The Mony Python silly walk – perhaps inspired by memories like mine? (

My earliest awareness of the daily cycle of travel was as a young child observing the disappearance and reappearance of my father, and it’s an image of the return home which persists in my memory. I would sit in my bedroom window to take in the view down the road, and watch the phenomenon as it was fifties-style: waves of largely identically dressed men – suits, bowler hats, rolled umbrellas – would be decanted along our street by each train arrival at the nearby station, and I watched until I could distinguish my father among the black suits and hats. The impression on me was such that I would play solitary games in which, with a stick, I attempted to imitate the particular way they swung their umbrellas in smooth arcs as they walked, half-synchronised with their steps like languid third legs. And even more impressive was their nonchalant way of crossing the street diagonally as they proceeded. Having been trained to look right, look left etc., and walk directly across, I would go for this much more sophisticated approach whenever unsupervised by an adult.

But of course commuting as an activity goes back a lot further in time, as I have been reading in Iain Gately’s book Rush Hour. The word itself originated in the United States in 1843, when passengers on the Paterson and Hudson River railroad were offered the opportunity to ‘commute’ their fares by buying a season ticket and getting a discount. Since then commuting by rail or Underground has become an activity where the normal rules of life can be strangely distorted. Normally etiquette forbids us physical contact with strangers – at least without a flurry of apologies if it happens – but on a crowded tube you can find yourself crushed intimately against a man or woman totally unknown to you. There has been awareness of this as an undesirable (or desirable, according to your predilections) aspect of the daily journey since Victorian times. One writer warned that the combined effects of reading stimulating popular novels while in transit, along with both sexes being packed together and shaken by the movement of the train ‘could lead to nervous collapse or the suspension of moral judgement.’

In my experience, however, quite apart from the difficulty of reading in the most crowded carriages, travel of this sort is the least orgiastic experience imaginable. The British in particular are skilled in maintaining a distant, uncommitted indifference even when someone else’s buttocks are pressed into their groin. Not so, it seems in all countries: in Japan, famous for its tightly packed metro carriages, a genre of literature and film has grown up since the publication of a story by Tayama Katai, The Girl Fetish, back in 1907. It generally features the lusting of Japan’s besuited commuters – the so-called salarymen – after schoolgirls, who in earlier times travelled to school in their kimonos. These are apparently not just stories, but extend into real life – there is an openly confident organisation called Chikan Tomo-No-Kai, or ‘The Brotherhood of Molesters’, to which quite eminent men belong.

Ladies only

Perhaps it was to ward off the possibility of such perversions that, at least until the time I was travelling to school, trains offered ‘Ladies Only’ compartments. A bit of googling reveals that these are still offered in Japan (not surprisingly) as well as a number of other countries, even if they haven’t been in Britain for some years. I can remember as a boy playing a silly and probably dangerous game which involved racing from the ticket barrier as the train arrived and trying to get in as near the front as possible, when one day I crashed into a compartment at the last moment only to find, as the train left, that it was Ladies Only. I was covered with confusion and embarrassment at the situation I had got myself into; but evidently the old ladies seated there found this terribly cute; they immediately adopted me as their pet for the rest of the journey. I was fussed over to such an extent that I was relieved that no other school friends had seen, and exploited the teasing potential.

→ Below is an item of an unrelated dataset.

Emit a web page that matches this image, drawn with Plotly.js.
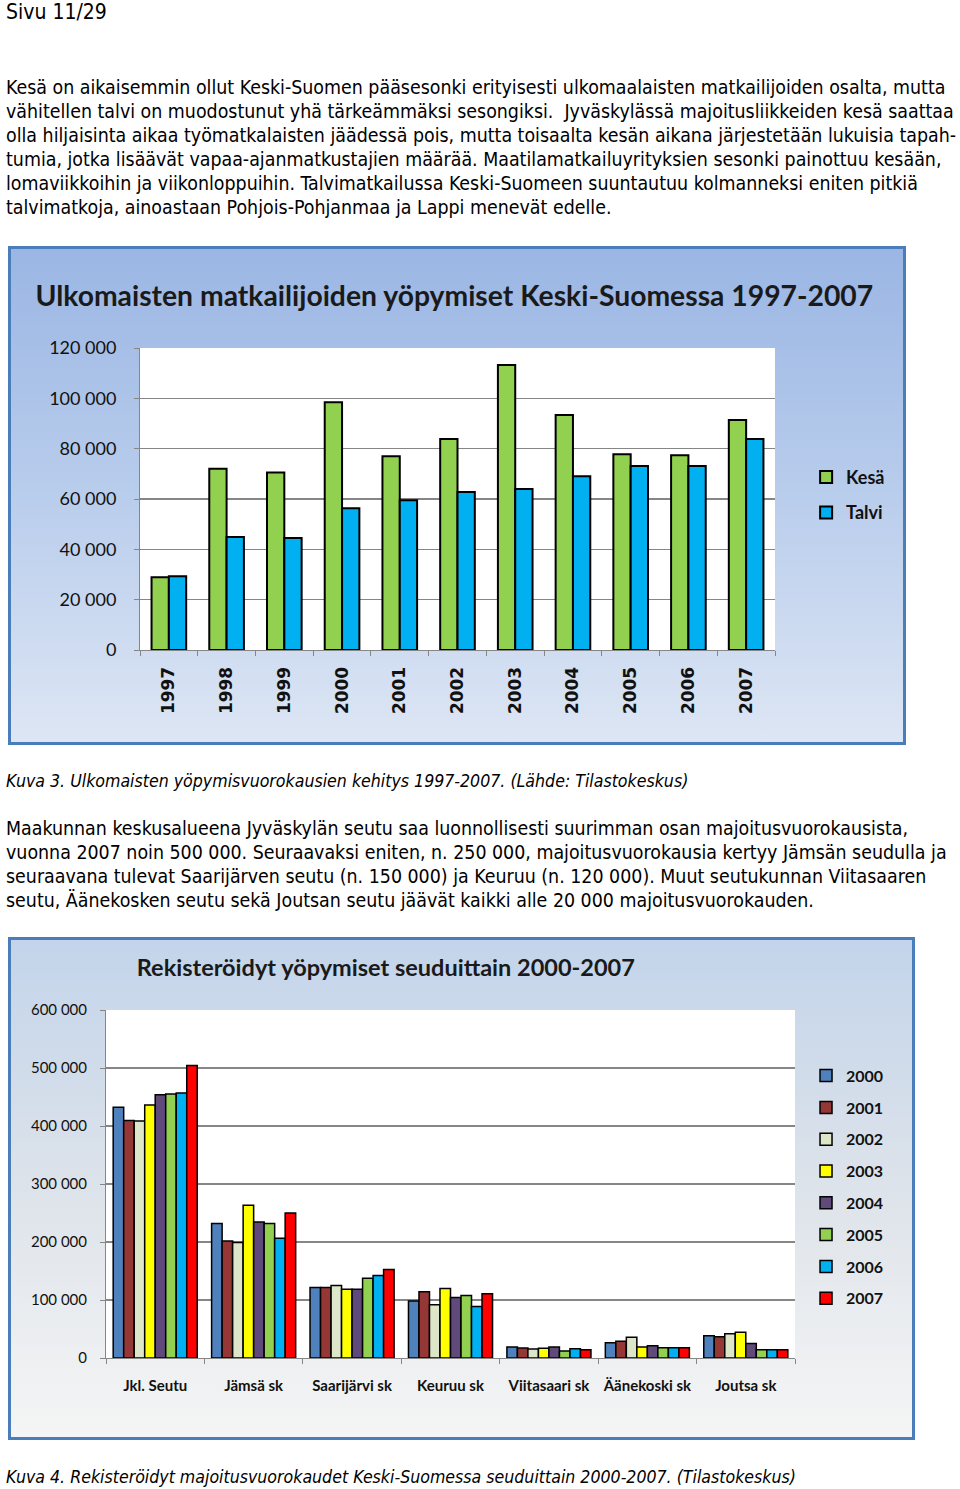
<!DOCTYPE html>
<html><head><meta charset="utf-8">
<script src="https://cdn.plot.ly/plotly-3.0.1.min.js"></script>
<style>
html,body{margin:0;padding:0;background:#fff;width:960px;height:1489px;overflow:hidden;}
.t{position:absolute;left:6px;font-family:"DejaVu Sans Condensed","DejaVu Sans",sans-serif;font-size:19.4px;line-height:24px;color:#000;white-space:nowrap;}
.i{font-style:italic;font-size:17.6px;}
#c1{position:absolute;left:8px;top:246px;width:898px;height:499px;box-sizing:border-box;border:3px solid #4a7ebb;background:linear-gradient(to bottom,#9bb6e4 0%,#b9cdec 50%,#dde6f4 100%);}
#c2{position:absolute;left:8px;top:937px;width:907px;height:503px;box-sizing:border-box;border:3px solid #4a7ebb;background:linear-gradient(to bottom,#c3d4ea 0%,#dde3ea 50%,#f5f5f5 100%);}
</style></head>
<body>
<div class="t" style="top:0px;font-size:21px;">Sivu 11/29</div>
<div class="t" style="top:76px;">Kesä on aikaisemmin ollut Keski-Suomen pääsesonki erityisesti ulkomaalaisten matkailijoiden osalta, mutta<br>vähitellen talvi on muodostunut yhä tärkeämmäksi sesongiksi.&nbsp; Jyväskylässä majoitusliikkeiden kesä saattaa<br>olla hiljaisinta aikaa työmatkalaisten jäädessä pois, mutta toisaalta kesän aikana järjestetään lukuisia tapah-<br>tumia, jotka lisäävät vapaa-ajanmatkustajien määrää. Maatilamatkailuyrityksien sesonki painottuu kesään,<br>lomaviikkoihin ja viikonloppuihin. Talvimatkailussa Keski-Suomeen suuntautuu kolmanneksi eniten pitkiä<br>talvimatkoja, ainoastaan Pohjois-Pohjanmaa ja Lappi menevät edelle.</div>
<div id="c1"></div>
<div class="t i" style="top:769px;">Kuva 3. Ulkomaisten yöpymisvuorokausien kehitys 1997-2007. (Lähde: Tilastokeskus)</div>
<div class="t" style="top:817px;">Maakunnan keskusalueena Jyväskylän seutu saa luonnollisesti suurimman osan majoitusvuorokausista,<br>vuonna 2007 noin 500 000. Seuraavaksi eniten, n. 250 000, majoitusvuorokausia kertyy Jämsän seudulla ja<br>seuraavana tulevat Saarijärven seutu (n. 150 000) ja Keuruu (n. 120 000). Muut seutukunnan Viitasaaren<br>seutu, Äänekosken seutu sekä Joutsan seutu jäävät kaikki alle 20 000 majoitusvuorokauden.</div>
<div id="c2"></div>
<div class="t i" style="top:1465px;">Kuva 4. Rekisteröidyt majoitusvuorokaudet Keski-Suomessa seuduittain 2000-2007. (Tilastokeskus)</div>
<script>
// ---- Chart 1 data ----
const years1 = ['1997','1998','1999','2000','2001','2002','2003','2004','2005','2006','2007'];
const kesa  = [28900, 72000, 70500, 98400, 77000, 83800, 113200, 93400, 77800, 77400, 91400];
const talvi = [29300, 44900, 44500, 56300, 59500, 62800, 64000, 69000, 73100, 73100, 83800];
const seriesNames1 = ['Kesä','Talvi'];
const title1 = 'Ulkomaisten matkailijoiden yöpymiset Keski-Suomessa 1997-2007';

// ---- Chart 2 data ----
const regions = ['Jkl. Seutu','Jämsä sk','Saarijärvi sk','Keuruu sk','Viitasaari sk','Äänekoski sk','Joutsa sk'];
const years2 = ['2000','2001','2002','2003','2004','2005','2006','2007'];
const v2000 = [432500, 231800, 121600,  98300, 19000, 26400, 38500];
const v2001 = [409300, 201700, 121600, 114300, 17200, 28700, 36800];
const v2002 = [408800, 199000, 125100,  91900, 15500, 35600, 41900];
const v2003 = [436000, 263500, 118700, 120000, 16700, 19000, 44200];
const v2004 = [453800, 234600, 118700, 104500, 19000, 21300, 25200];
const v2005 = [455000, 231800, 137700, 107900, 12100, 17800, 14400];
const v2006 = [456700, 206400, 142400,  89000, 16100, 17800, 14400];
const v2007 = [504500, 250200, 152800, 110900, 14400, 17800, 14400];
const title2 = 'Rekisteröidyt yöpymiset seuduittain 2000-2007';

const colors1 = ['#92d050','#00b0f0'];
const colors2 = ['#4f81bd','#953735','#dde6c8','#ffff00','#604a7b','#92d050','#00b0f0','#ff0000'];

const F = 'Lato, "Open Sans", sans-serif';
const cfg = {displayModeBar:false, staticPlot:true};

// Chart 1
const d1 = [kesa, talvi].map((v,i)=>({
  type:'bar', x:years1, y:v, name:seriesNames1[i], legendgroup:'g'+i,
  marker:{color:colors1[i], line:{color:'#000', width:2}}
}));
Plotly.newPlot('c1', d1, {
  width:892, height:493, margin:{l:129,r:128,t:99,b:92},
  paper_bgcolor:'rgba(0,0,0,0)', plot_bgcolor:'#fff',
  separators:', ',
  title:{text:'<b>'+title1+'</b>', font:{family:F, size:28.3, color:'#1a1a1a'}, x:0.497, xanchor:'center', y:0.905, yanchor:'middle', xref:'container', yref:'container'},
  bargap:0.4, bargroupgap:0,
  xaxis:{type:'category', tickson:'boundaries', ticks:'outside', ticklen:5, tickcolor:'#868686', showline:true, linecolor:'#868686', linewidth:1, tickangle:-90, tickfont:{family:'"DejaVu Sans", sans-serif', size:17, color:'#111', weight:'bold'}, ticklabelstandoff:9},
  yaxis:{range:[0,120000], tickvals:[0,20000,40000,60000,80000,100000,120000], tickformat:',.0f', ticks:'outside', ticklen:5, tickcolor:'#868686', showline:true, linecolor:'#868686', linewidth:1, gridcolor:'#868686', gridwidth:1.5, zeroline:false, tickfont:{family:F, size:18, color:'#111'}, ticklabelstandoff:14},
  showlegend:true,
  legend:{x:1.049, xanchor:'left', y:0.633, yanchor:'top', traceorder:'grouped', tracegroupgap:9, font:{family:F, size:18, color:'#111', weight:'bold'}, bgcolor:'rgba(0,0,0,0)', itemwidth:30}
}, cfg);

// Chart 2
const vals2 = [v2000,v2001,v2002,v2003,v2004,v2005,v2006,v2007];
const d2 = vals2.map((v,i)=>({
  type:'bar', x:regions, y:v, name:years2[i], legendgroup:'g'+i,
  marker:{color:colors2[i], line:{color:'#000', width:1.5}}
}));
Plotly.newPlot('c2', d2, {
  width:901, height:497, margin:{l:95,r:117,t:70,b:79},
  paper_bgcolor:'rgba(0,0,0,0)', plot_bgcolor:'#fff',
  separators:', ',
  title:{text:'<b>'+title2+'</b>', font:{family:F, size:23.5, color:'#1a1a1a'}, x:0.416, xanchor:'center', y:0.944, yanchor:'middle', xref:'container', yref:'container'},
  bargap:0.146, bargroupgap:0,
  xaxis:{type:'category', tickson:'boundaries', ticks:'outside', ticklen:5, tickcolor:'#868686', showline:true, linecolor:'#868686', linewidth:1, tickangle:0, tickfont:{family:F, size:15, color:'#111', weight:'bold'}, ticklabelstandoff:14},
  yaxis:{range:[0,600000], tickvals:[0,100000,200000,300000,400000,500000,600000], tickformat:',.0f', ticks:'outside', ticklen:5, tickcolor:'#868686', showline:true, linecolor:'#868686', linewidth:1, gridcolor:'#868686', gridwidth:1.5, zeroline:false, tickfont:{family:F, size:15, color:'#111'}, ticklabelstandoff:10},
  showlegend:true,
  legend:{x:1.016, xanchor:'left', y:0.86, yanchor:'top', traceorder:'grouped', tracegroupgap:8, font:{family:F, size:16, color:'#111', weight:'bold'}, bgcolor:'rgba(0,0,0,0)', itemwidth:30}
}, cfg);
</script>
</body></html>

However the battle of the sexes in the UK, commuting style, is not always so harmless. Many years ago I was on the tube on my way to work, having been up very late the night before before and feeling rather groggy. But I was just too late to get a seat, and was wearily strap-hanging, along with one girl beside me. I’m not sure exactly what happened next; maybe in my ennervated state I was swaying a little more than usual, and just touched her. Either way, I certainly wasn’t aware of any contact, until she suddenly turned and startled me by screaming ‘GET OFF ME!’

The rows of seated commuters jerked their heads up and stared – a goggle-eyed jury who had me instantly tried and convicted. I don’t know what the sentence would have been; luckily we were just reaching a station – not mine – but I didn’t wait to find out. I retreated hurriedly and ignominiously.

Gately’s book tells me that currently only 16.4% of commuting in the UK is by public transport. But, aside from over-packed carriages and incidents like the above, I prefer the relaxed thoughtfulness of train travel to the constant vigilance needed for driving. Many of my blog entries have been written on the train, and right now I’ve got a bit of extra time to finish this piece: I’ve just been told by the driver that there are overhead line problems at Biggleswade, and we are going to be stuck in our present position for some time.

Train window

This gives me a moment or two to reflect, tablet in hand, about why the train seems such a good place to write. It’s something to do with the suspension from regular living that a train provides – a sort of unconnected limbo that’s not anchored to any of the places which are associated in your routine with things to be done, or duties to be performed. We can add to that the gently stimulating backdrop of the landscape sliding past, giving a privileged, god-like perspective; and the fact that your attention is not demanded for any task at all, as it is for driving. The British aversion to talking to strangers on the train also helps.

So what am I going to do without this aid to creativity? I can imagine that, clutching my Senior Railcard in one hand (I’ll be needing the discount) and my tablet in the other, I may find myself on lovely, half empty midday trains headed nowhere in particular, with no other distractions, and certainly not erotic ones. Goodbye regular, bidden commuting; hello aimless, pleasurable wandering.